Как хороши были в те годы даже простенькие комедийные картины: «Три плюс два», «Деловые люди», «Гусарская баллада»! Даже ранний Илья Глазунов, ставший потом безнадёжно конъюнктурным и масскультурным, был тогда очень, очень неплох. Дивная была у него картина: утро, девушка, раскрытое окно на Невский… Или вспомните его жуткий в своей правдивости блокадный цикл, или «Петербург Достоевского» — это было Искусство с большой буквы…
Вернёмся к началу года. Даже ещё чуть раньше — к поздравлениям с Новым годом. Запись в дневнике АНа 31 декабря 1961 года:
«Получил поздравления от гослитовцев и от Майки Глумовой».
Нет, не из будущего «Малыша» и «Жука в муравейнике» — так звали его одноклассницу из ленинградской школы на Выборгской, они дружили и переписывались много лет.
И тоже в последний день года некто Костя Семёнов предлагает перейти на работу в Агентство печати «Новости», где будут платить 250 рублей в месяц (то есть вдвое больше, чем в «Детгизе») да ещё плюс двадцать процентов за два языка и возможность «ездить в страну» (это такой эвфемизм для Японии). Сверкающие перспективы! Но тут же и скепсис АНа: «Не знаю, может, и врёт…» Вариант этот упоминается ещё раз 6 января и дальше — тишина. Похоже, и впрямь какой-то новогодний трёп.
В тот же день (а он был всегда рабочим в советские времена) в издательство приходил Юрий Иванович Абызов, уже хорошо знакомый АНу и называемый им «наш латышский доброжелатель». Замечательный писатель, литературовед и переводчик из Даугавпилса, он ещё не раз мелькнет на страницах писем и дневников, а в тот раз АН очень огорчается, что не может протолкнуть в Москве лемовский «Эдем» в переводе Абызова.
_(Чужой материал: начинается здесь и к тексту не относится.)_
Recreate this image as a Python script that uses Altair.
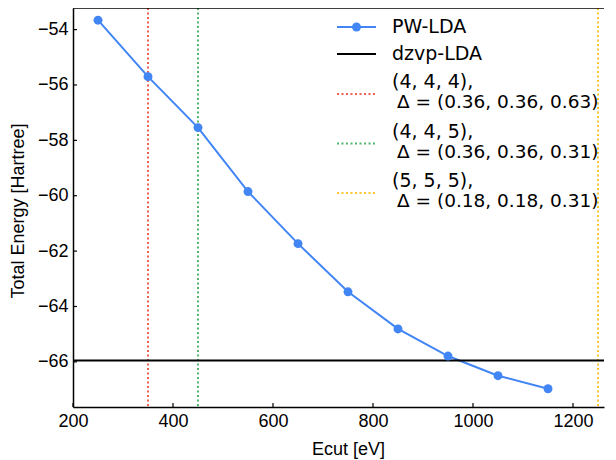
import altair as alt
import pandas as pd

# ---- data ----
ecut = [250, 350, 450, 550, 650, 750, 850, 950, 1050, 1150]
energy = [-53.66, -55.70, -57.54, -59.85, -61.73, -63.47, -64.81, -65.79, -66.50, -66.97]
dzvp_energy = -65.95
vline_x = [350, 450, 1250]
vline_names = ["(4, 4, 4)", "(4, 4, 5)", "(5, 5, 5)"]
vline_deltas = ["Δ = (0.36, 0.36, 0.63)", "Δ = (0.36, 0.36, 0.31)", "Δ = (0.18, 0.18, 0.31)"]
vline_colors = ["#EA4335", "#34A853", "#FBBC05"]
x_ticks = [200, 400, 600, 800, 1000, 1200]
y_ticks = [-66, -64, -62, -60, -58, -56, -54]

BLUE = "#4285F4"
W, H = 531, 399
XDOM = [200, 1262]
YDOM = [-67.63, -53.22]
FONT = "Liberation Sans"
LFONT = "DejaVu Sans"

xs = alt.Scale(domain=XDOM, nice=False, zero=False)
ys = alt.Scale(domain=YDOM, nice=False, zero=False)

df = pd.DataFrame({"ecut": ecut, "energy": energy})
vdf = pd.DataFrame({"x": vline_x, "name": vline_names})

xaxis = alt.Axis(values=x_ticks, title="Ecut [eV]", ticks=False, grid=False, format="d",
                 labelFlush=False, labelOverlap=False,
                 labelPadding=5, labelFontSize=18, titleFontSize=18,
                 labelFont=FONT, titleFont=FONT, labelColor="black", titleColor="black",
                 titleFontWeight="normal", domainColor="black", domainWidth=1.5,
                 titleX=275, titleY=42, titleBaseline="middle")
yaxis = alt.Axis(values=y_ticks, title="Total Energy [Hartree]", ticks=False, grid=False, format="d",
                 labelFlush=False, labelOverlap=False,
                 labelPadding=5, labelFontSize=18, titleFontSize=18,
                 labelFont=FONT, titleFont=FONT, labelColor="black", titleColor="black",
                 titleFontWeight="normal", domainColor="black", domainWidth=1.5,
                 titleAngle=-90, titleX=-55, titleY=H / 2 + 3, titleAlign="center",
                 titleBaseline="middle")

base_line = alt.Chart(df).mark_line(color=BLUE, strokeWidth=2).encode(
    x=alt.X("ecut:Q", scale=xs, axis=xaxis),
    y=alt.Y("energy:Q", scale=ys, axis=yaxis),
)
pts = alt.Chart(df).mark_circle(color=BLUE, size=80, opacity=1).encode(
    x=alt.X("ecut:Q", scale=xs), y=alt.Y("energy:Q", scale=ys)
)
vlines = alt.Chart(vdf).mark_rule(strokeWidth=2, strokeDash=[2, 2.5], opacity=0.85).encode(
    x=alt.X("x:Q", scale=xs),
    color=alt.Color("name:N", scale=alt.Scale(domain=vline_names, range=vline_colors), legend=None),
)
hline = alt.Chart(pd.DataFrame({"y": [dzvp_energy]})).mark_rule(color="black", strokeWidth=2).encode(
    y=alt.Y("y:Q", scale=ys)
)
xt = alt.Chart(pd.DataFrame({"t": x_ticks})).mark_rule(color="black", strokeWidth=1.2).encode(
    x=alt.X("t:Q", scale=xs), y=alt.value(H), y2=alt.value(H - 4)
)
yt = alt.Chart(pd.DataFrame({"t": y_ticks})).mark_rule(color="black", strokeWidth=1.2).encode(
    y=alt.Y("t:Q", scale=ys), x=alt.value(0), x2=alt.value(4)
)
top_border = alt.Chart(pd.DataFrame({"a": [0]})).mark_rule(color="black", strokeWidth=1.5).encode(
    x=alt.value(0), x2=alt.value(W), y=alt.value(0)
)

# ---- legend (manual, pixel layout) ----
LX0, LX1, TX = 264, 303, 319
one = pd.DataFrame({"a": [0]})
leg = []
# PW-LDA
leg.append(alt.Chart(one).mark_rule(color=BLUE, strokeWidth=2).encode(
    x=alt.value(LX0), x2=alt.value(LX1), y=alt.value(19)))
leg.append(alt.Chart(one).mark_circle(color=BLUE, size=80, opacity=1).encode(
    x=alt.value((LX0 + LX1) / 2), y=alt.value(19)))
leg.append(alt.Chart(one).mark_text(text="PW-LDA", align="left", baseline="middle",
                                    font=LFONT, fontSize=19, color="black").encode(
    x=alt.value(TX), y=alt.value(19)))
# dzvp-LDA
leg.append(alt.Chart(one).mark_rule(color="black", strokeWidth=2).encode(
    x=alt.value(LX0), x2=alt.value(LX1), y=alt.value(46)))
leg.append(alt.Chart(one).mark_text(text="dzvp-LDA", align="left", baseline="middle",
                                    font=LFONT, fontSize=19, color="black").encode(
    x=alt.value(TX), y=alt.value(46)))
for i, (nm, dl, c) in enumerate(zip(vline_names, vline_deltas, vline_colors)):
    yy = 86 + 49.5 * i
    leg.append(alt.Chart(one).mark_rule(color=c, strokeWidth=2, strokeDash=[2, 2.5], opacity=0.85).encode(
        x=alt.value(LX0), x2=alt.value(LX1), y=alt.value(yy)))
    leg.append(alt.Chart(one).mark_text(text=nm + ",", align="left", baseline="middle",
                                        font=LFONT, fontSize=19, color="black").encode(
        x=alt.value(TX), y=alt.value(yy - 12)))
    leg.append(alt.Chart(one).mark_text(text=dl, align="left", baseline="middle",
                                        font=LFONT, fontSize=18.5, color="black").encode(
        x=alt.value(TX + 5), y=alt.value(yy + 8)))

chart = alt.layer(base_line, vlines, hline, pts, xt, yt, top_border, *leg).properties(
    width=W, height=H,
    autosize=alt.AutoSizeParams(type="none"),
    padding={"left": 65, "top": 0, "right": 4, "bottom": 53},
).configure(background="white").configure_view(stroke="transparent", strokeWidth=0)

chart.save("out.html", embed_options={"renderer": "svg", "actions": False})
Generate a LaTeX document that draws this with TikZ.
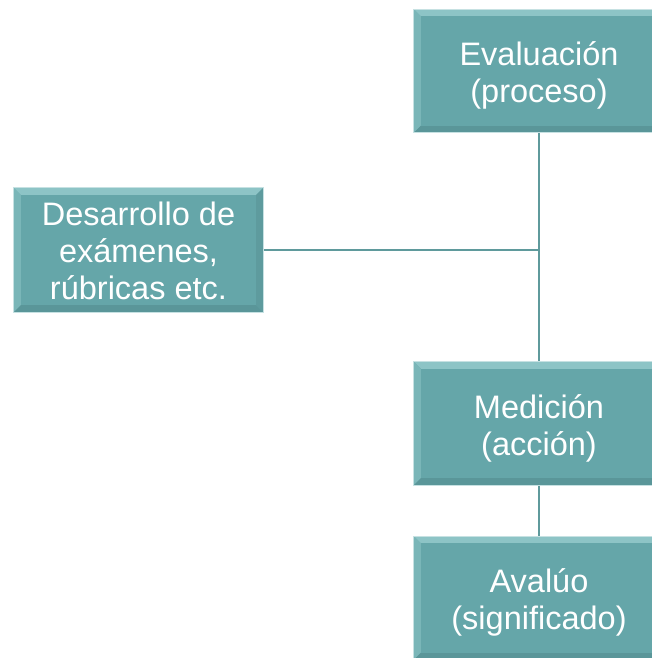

1 января они в гостях у художника Георгия Макарова — иллюстратора «Возвращения» и вообще постоянного детгизовского иллюстратора.
Дальше переместимся сразу на месяц. 8 февраля АН подробно расписывает движение всех изданий: «Возвращение» — сверка и третья читка; «Стажёры» — рукопись в главную редакцию; «Должен жить» (глава «Стажёров») — альманах в производство; «В стране водяных» — верстка. Дальше перечисляются рассказы в журналах и публикации за рубежом. И, наконец, мы узнаём, что закончен перевод «61 Лебедя», которому требуется ещё литературная обработка. Где этот перевод, который так и не был напечатан?! А ведь тут же записано, что он ещё переводит некую «Пену» — из японской фантастики, опять на свой страх и риск…
А потом уже не о работе.
«Слушали Окуджаву — понравилось. „Бумажный солдат“, „Последний троллейбус“ — отлично.
Слухи: Елкину из „Комс. правды“ набили рыло. Кочетову намяли бока в „Новом мире“ — это хорошо, теперь, хоть и отметили его 50-летие, однако больше он, вероятно, не поднимется. Хотя кто его знает… (Мудр был АН, когда дописывал эту фразу — года не прошло, и один из величайших мракобесов своей эпохи Всеволод Кочетов ещё как поднялся! — А.С.)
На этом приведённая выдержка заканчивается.